§ **Your goal**: Repeat the records below exactly, leaving out any pictures.

§ **Dataset excerpts**:
#####

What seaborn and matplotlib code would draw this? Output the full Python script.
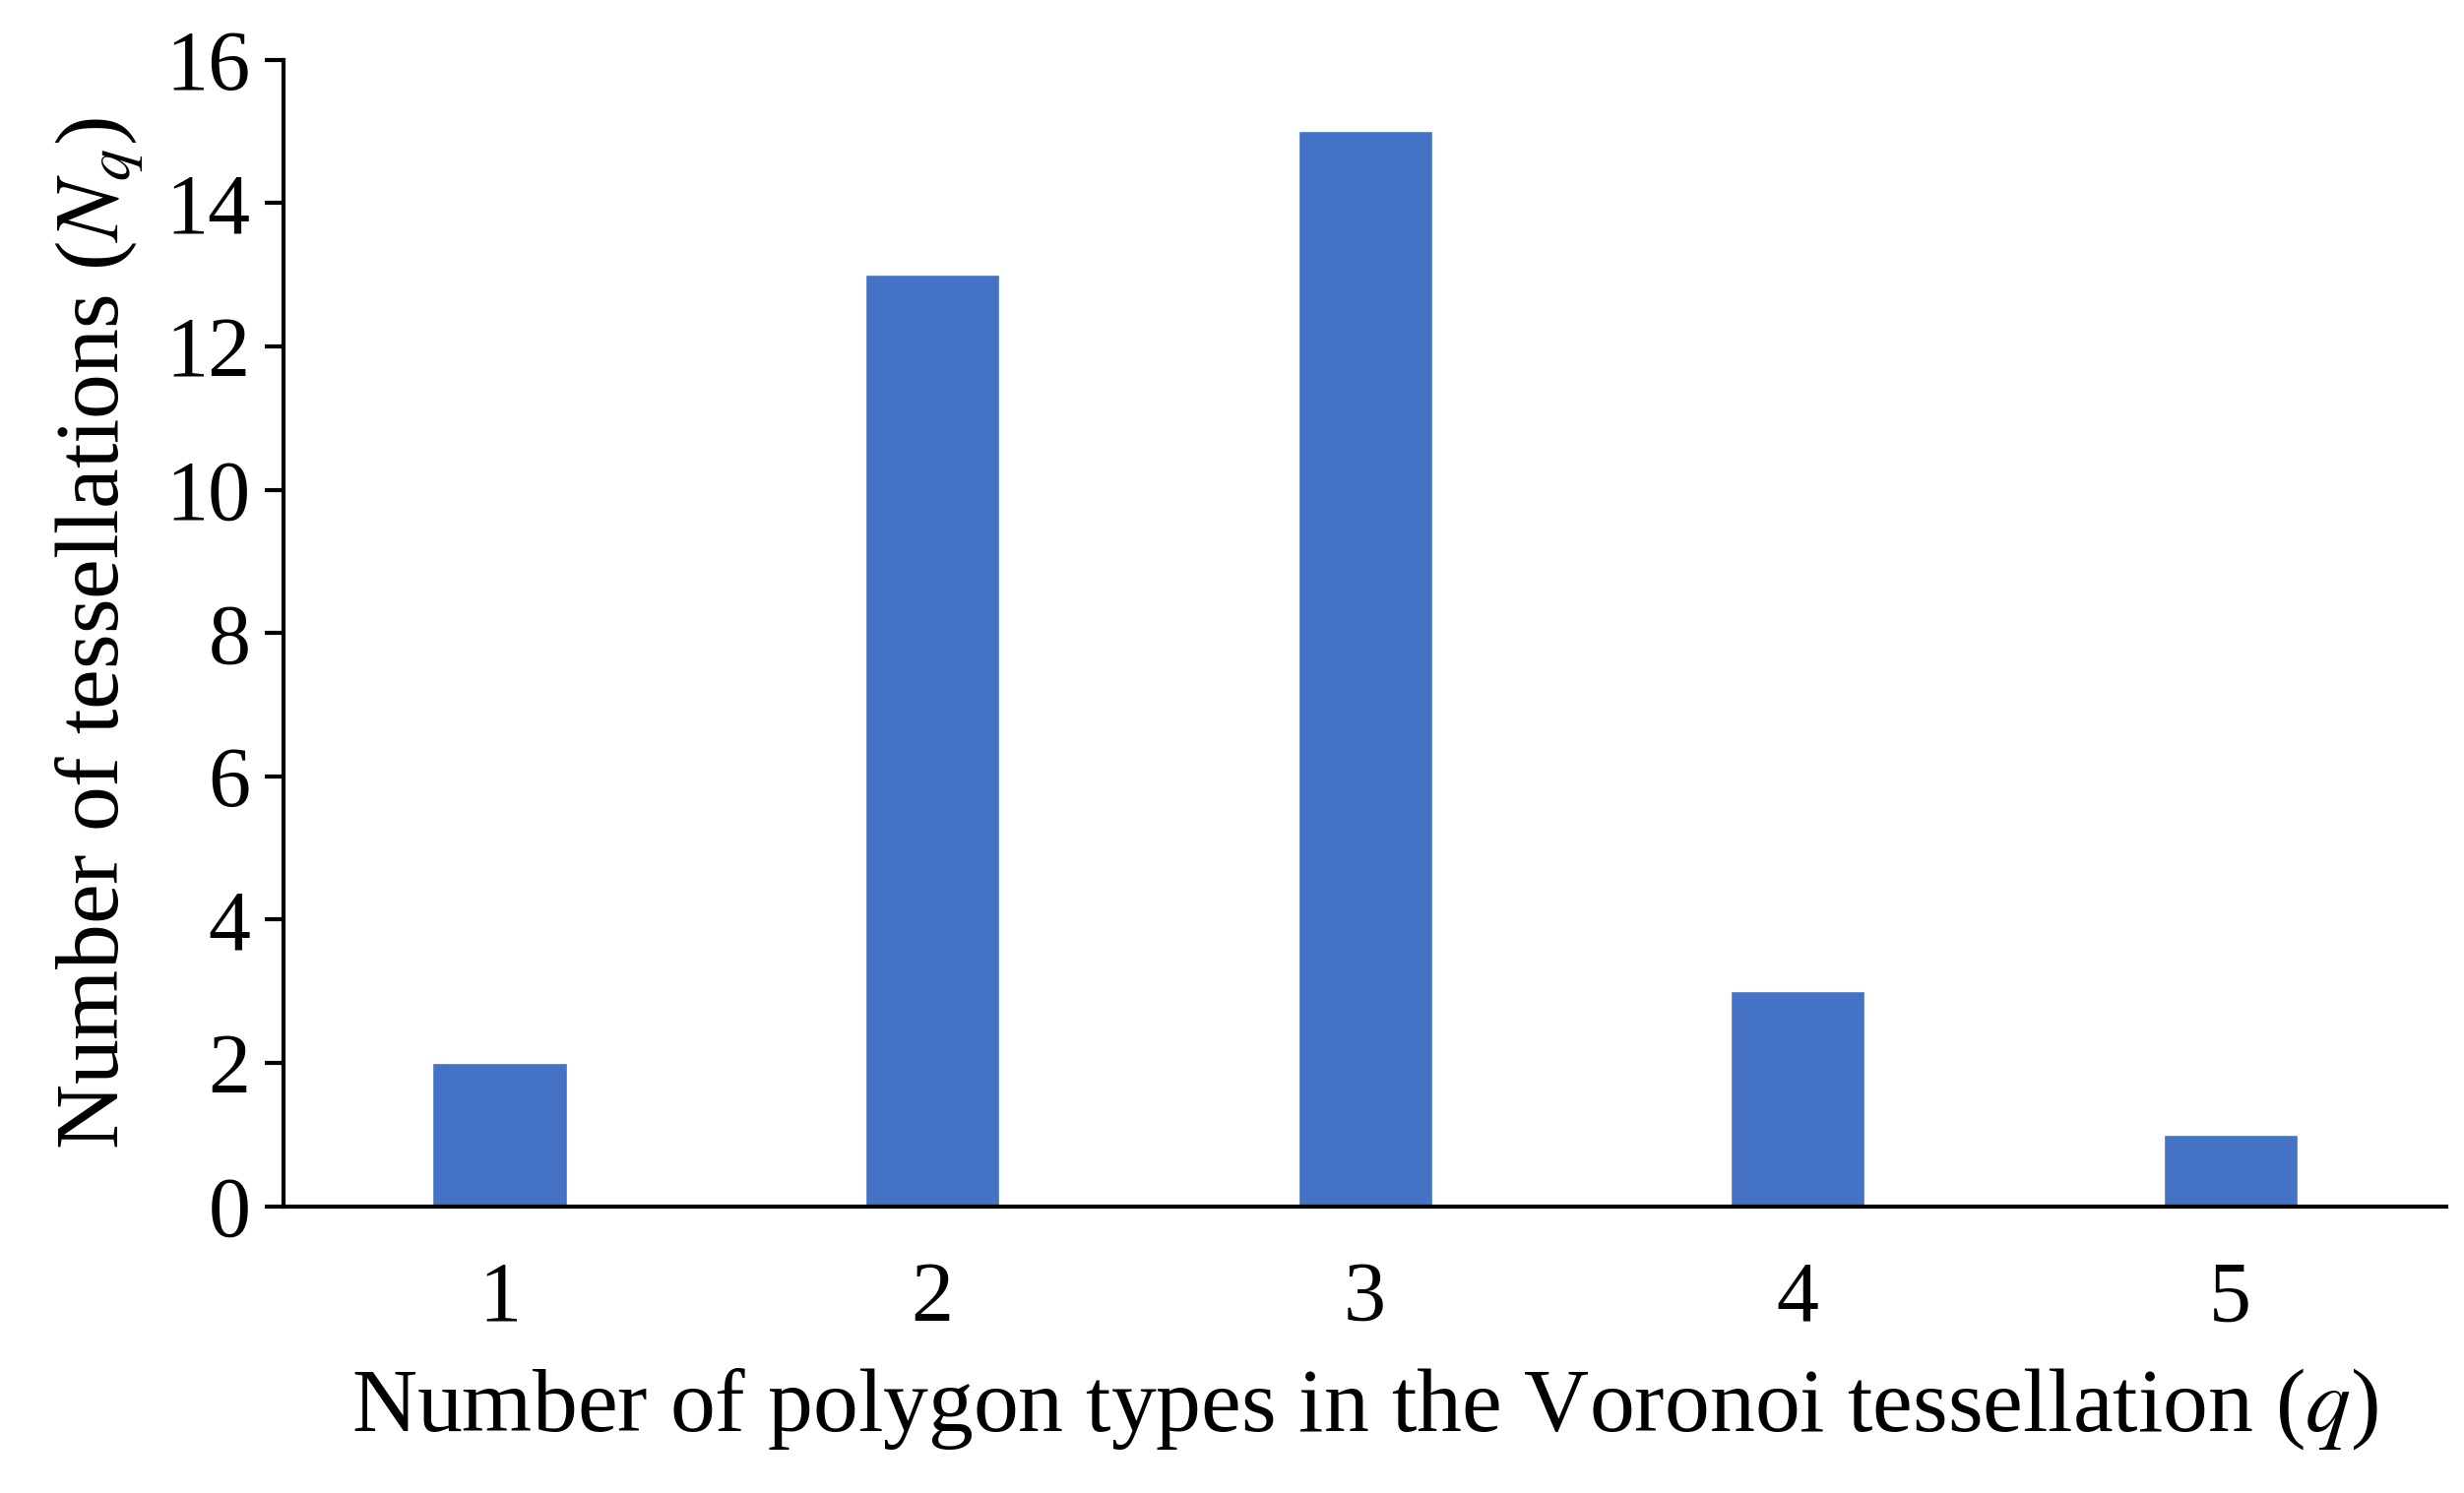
import matplotlib
matplotlib.use("Agg")
import matplotlib.pyplot as plt
import seaborn as sns
import pandas as pd

sns.set_style("ticks")
plt.rcParams['font.family'] = ['Liberation Serif', 'DejaVu Serif']
plt.rcParams['mathtext.fontset'] = 'stix'
plt.rcParams['text.color'] = 'black'
plt.rcParams['axes.labelcolor'] = 'black'
plt.rcParams['xtick.color'] = 'black'
plt.rcParams['ytick.color'] = 'black'

# data
q_types = ['1', '2', '3', '4', '5']
counts = [2, 13, 15, 3, 1]
df = pd.DataFrame({'q': q_types, 'n': counts})

fig = plt.figure(figsize=(25.03, 15.17), dpi=100)
ax = fig.add_axes([0.115, 0.192, 0.878, 0.768])
sns.barplot(data=df, x='q', y='n', color='#4472C4', saturation=1, width=0.31, ax=ax)

ax.set_ylim(0, 16)
ax.set_yticks(range(0, 17, 2))
ax.set_xlim(-0.5, 4.5)
ax.set_xlabel(r'Number of polygon types in the Voronoi tessellation ($q$)', fontsize=66, labelpad=20)
ax.set_ylabel(r'Number of tessellations ($N_q$)', fontsize=66, labelpad=15)
ax.tick_params(axis='y', labelsize=62, length=14, width=3, direction='out', pad=10)
ax.tick_params(axis='x', labelsize=62, length=0, pad=40)
for s in ['top', 'right']:
    ax.spines[s].set_visible(False)
for s in ['left', 'bottom']:
    ax.spines[s].set_linewidth(3)
    ax.spines[s].set_color('black')

fig.savefig('out.png', dpi=100)
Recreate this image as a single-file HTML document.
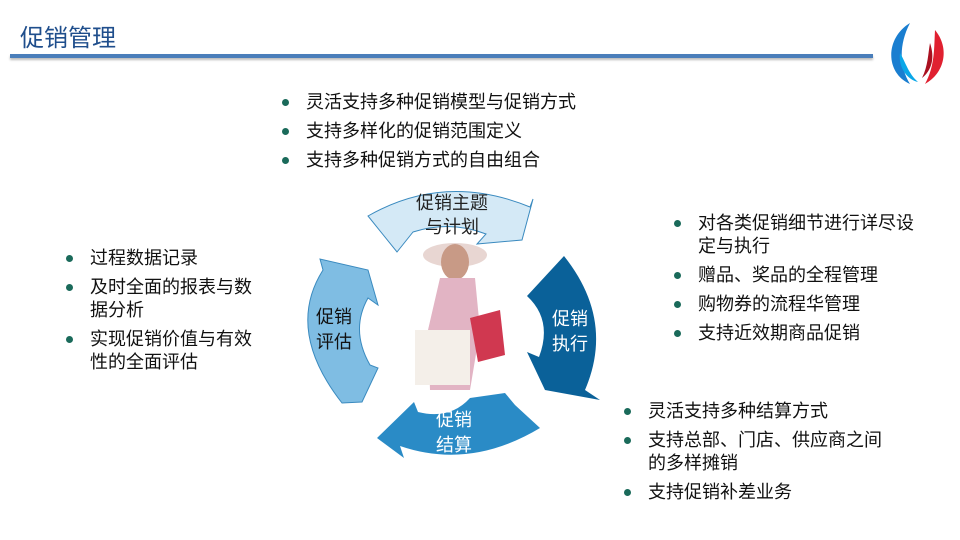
<!DOCTYPE html>
<html><head><meta charset="utf-8"><style>
body{margin:0;background:#fff;}
.w{position:relative;width:960px;height:540px;overflow:hidden;font-family:"Liberation Sans","Noto Sans CJK SC",sans-serif;}
.t{position:absolute;left:20px;top:18px;font-size:24px;color:#1f4e8c;}
.bar{position:absolute;left:10px;top:54px;width:863px;height:4px;background:#4a7eba;box-shadow:0 2px 2px #bbb;}
ul{position:absolute;margin:0;padding:0;list-style:none;font-size:18px;color:#111;line-height:23px;}
li{position:relative;padding-left:28px;margin-bottom:6px;}
li:before{content:"";position:absolute;left:4px;top:8px;width:7px;height:7px;border-radius:50%;background:#1a6a5a;}
</style></head><body><div class="w">
<div class="t">促销管理</div><div class="bar"></div>
<svg style="position:absolute;left:880px;top:18px" width="70" height="70" viewBox="0 0 70 70">
<path d="M30,5 C5,20 5,55 30,66 C20,50 18,28 30,5Z" fill="#1a7ed0"/>
<path d="M20,35 C18,50 28,62 38,64 C28,55 26,45 20,35Z" fill="#0aa7e8"/>
<path d="M55,12 C70,30 65,55 45,66 C55,48 54,30 55,12Z" fill="#e02030"/>
<path d="M50,25 C55,40 52,52 42,60 C48,48 48,36 50,25Z" fill="#aa1020"/>
</svg>
<ul style="left:278px;top:91px"><li>灵活支持多种促销模型与促销方式</li><li>支持多样化的促销范围定义</li><li>支持多种促销方式的自由组合</li></ul>
<ul style="left:62px;top:247px;width:205px"><li>过程数据记录</li><li>及时全面的报表与数据分析</li><li>实现促销价值与有效性的全面评估</li></ul>
<ul style="left:670px;top:212px;width:258px"><li>对各类促销细节进行详尽设定与执行</li><li>赠品、奖品的全程管理</li><li>购物券的流程华管理</li><li>支持近效期商品促销</li></ul>
<ul style="left:620px;top:400px;width:270px"><li>灵活支持多种结算方式</li><li>支持总部、门店、供应商之间的多样摊销</li><li>支持促销补差业务</li></ul>
<svg style="position:absolute;left:0;top:0" width="960" height="540">
<path d="M368,216 Q445,172 530,207 L533,199 L522,240 L477,244 L486,234 Q450,220 413,232 L397,252 Z" fill="#d4e9f6" stroke="#3a8abf" stroke-width="1"/>
<path d="M564,256 Q615,320 585,390 L600,400 L545,390 L527,352 L539,357 Q553,320 527,296 Z" fill="#0a6199"/>
<path d="M540,428 Q470,470 400,446 L404,458 L377,438 L414,402 L418,412 Q450,420 470,398 L505,393 L515,405 Z" fill="#2a8bc6"/>
<path d="M342,403 Q285,330 323,270 L320,259 L368,270 L378,305 L368,298 Q350,330 370,365 L378,368 L362,402 Z" fill="#7fbde3" stroke="#3a8abf" stroke-width="1"/>
<ellipse cx="455" cy="255" rx="32" ry="12" fill="#e8d6d2"/>
<ellipse cx="455" cy="262" rx="14" ry="18" fill="#c89a86"/>
<path d="M440,278 L475,278 L480,330 L470,390 L430,390 L428,330 Z" fill="#e2b4c4"/>
<rect x="415" y="330" width="55" height="55" fill="#f4efe9"/>
<path d="M470,318 L500,310 L505,355 L478,362 Z" fill="#d03850"/>
</svg>
<div style="position:absolute;left:412px;top:191px;width:80px;text-align:center;font-size:18px;line-height:24px;color:#222">促销主题<br>与计划</div>
<div style="position:absolute;left:316px;top:305px;font-size:18px;line-height:25px;color:#111">促销<br>评估</div>
<div style="position:absolute;left:552px;top:307px;font-size:18px;line-height:25px;color:#fff">促销<br>执行</div>
<div style="position:absolute;left:436px;top:408px;font-size:18px;line-height:25px;color:#fff">促销<br>结算</div>
</div></body></html>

#####

§ **Output of the task**:
What seaborn and matplotlib code would draw this? Output the full Python script.
import matplotlib
matplotlib.use("Agg")
import matplotlib.pyplot as plt
import seaborn as sns
import pandas as pd

sns.set_style("ticks")
plt.rcParams['font.family'] = ['Liberation Serif', 'DejaVu Serif']
plt.rcParams['mathtext.fontset'] = 'stix'
plt.rcParams['text.color'] = 'black'
plt.rcParams['axes.labelcolor'] = 'black'
plt.rcParams['xtick.color'] = 'black'
plt.rcParams['ytick.color'] = 'black'

# data
q_types = ['1', '2', '3', '4', '5']
counts = [2, 13, 15, 3, 1]
df = pd.DataFrame({'q': q_types, 'n': counts})

fig = plt.figure(figsize=(25.03, 15.17), dpi=100)
ax = fig.add_axes([0.115, 0.192, 0.878, 0.768])
sns.barplot(data=df, x='q', y='n', color='#4472C4', saturation=1, width=0.31, ax=ax)

ax.set_ylim(0, 16)
ax.set_yticks(range(0, 17, 2))
ax.set_xlim(-0.5, 4.5)
ax.set_xlabel(r'Number of polygon types in the Voronoi tessellation ($q$)', fontsize=66, labelpad=20)
ax.set_ylabel(r'Number of tessellations ($N_q$)', fontsize=66, labelpad=15)
ax.tick_params(axis='y', labelsize=62, length=14, width=3, direction='out', pad=10)
ax.tick_params(axis='x', labelsize=62, length=0, pad=40)
for s in ['top', 'right']:
    ax.spines[s].set_visible(False)
for s in ['left', 'bottom']:
    ax.spines[s].set_linewidth(3)
    ax.spines[s].set_color('black')

fig.savefig('out.png', dpi=100)
Recreate this image as a single-file HTML document.
<!DOCTYPE html>
<html><head><meta charset="utf-8"><style>
body{margin:0;background:#fff;}
.w{position:relative;width:960px;height:540px;overflow:hidden;font-family:"Liberation Sans","Noto Sans CJK SC",sans-serif;}
.t{position:absolute;left:20px;top:18px;font-size:24px;color:#1f4e8c;}
.bar{position:absolute;left:10px;top:54px;width:863px;height:4px;background:#4a7eba;box-shadow:0 2px 2px #bbb;}
ul{position:absolute;margin:0;padding:0;list-style:none;font-size:18px;color:#111;line-height:23px;}
li{position:relative;padding-left:28px;margin-bottom:6px;}
li:before{content:"";position:absolute;left:4px;top:8px;width:7px;height:7px;border-radius:50%;background:#1a6a5a;}
</style></head><body><div class="w">
<div class="t">促销管理</div><div class="bar"></div>
<svg style="position:absolute;left:880px;top:18px" width="70" height="70" viewBox="0 0 70 70">
<path d="M30,5 C5,20 5,55 30,66 C20,50 18,28 30,5Z" fill="#1a7ed0"/>
<path d="M20,35 C18,50 28,62 38,64 C28,55 26,45 20,35Z" fill="#0aa7e8"/>
<path d="M55,12 C70,30 65,55 45,66 C55,48 54,30 55,12Z" fill="#e02030"/>
<path d="M50,25 C55,40 52,52 42,60 C48,48 48,36 50,25Z" fill="#aa1020"/>
</svg>
<ul style="left:278px;top:91px"><li>灵活支持多种促销模型与促销方式</li><li>支持多样化的促销范围定义</li><li>支持多种促销方式的自由组合</li></ul>
<ul style="left:62px;top:247px;width:205px"><li>过程数据记录</li><li>及时全面的报表与数据分析</li><li>实现促销价值与有效性的全面评估</li></ul>
<ul style="left:670px;top:212px;width:258px"><li>对各类促销细节进行详尽设定与执行</li><li>赠品、奖品的全程管理</li><li>购物券的流程华管理</li><li>支持近效期商品促销</li></ul>
<ul style="left:620px;top:400px;width:270px"><li>灵活支持多种结算方式</li><li>支持总部、门店、供应商之间的多样摊销</li><li>支持促销补差业务</li></ul>
<svg style="position:absolute;left:0;top:0" width="960" height="540">
<path d="M368,216 Q445,172 530,207 L533,199 L522,240 L477,244 L486,234 Q450,220 413,232 L397,252 Z" fill="#d4e9f6" stroke="#3a8abf" stroke-width="1"/>
<path d="M564,256 Q615,320 585,390 L600,400 L545,390 L527,352 L539,357 Q553,320 527,296 Z" fill="#0a6199"/>
<path d="M540,428 Q470,470 400,446 L404,458 L377,438 L414,402 L418,412 Q450,420 470,398 L505,393 L515,405 Z" fill="#2a8bc6"/>
<path d="M342,403 Q285,330 323,270 L320,259 L368,270 L378,305 L368,298 Q350,330 370,365 L378,368 L362,402 Z" fill="#7fbde3" stroke="#3a8abf" stroke-width="1"/>
<ellipse cx="455" cy="255" rx="32" ry="12" fill="#e8d6d2"/>
<ellipse cx="455" cy="262" rx="14" ry="18" fill="#c89a86"/>
<path d="M440,278 L475,278 L480,330 L470,390 L430,390 L428,330 Z" fill="#e2b4c4"/>
<rect x="415" y="330" width="55" height="55" fill="#f4efe9"/>
<path d="M470,318 L500,310 L505,355 L478,362 Z" fill="#d03850"/>
</svg>
<div style="position:absolute;left:412px;top:191px;width:80px;text-align:center;font-size:18px;line-height:24px;color:#222">促销主题<br>与计划</div>
<div style="position:absolute;left:316px;top:305px;font-size:18px;line-height:25px;color:#111">促销<br>评估</div>
<div style="position:absolute;left:552px;top:307px;font-size:18px;line-height:25px;color:#fff">促销<br>执行</div>
<div style="position:absolute;left:436px;top:408px;font-size:18px;line-height:25px;color:#fff">促销<br>结算</div>
</div></body></html>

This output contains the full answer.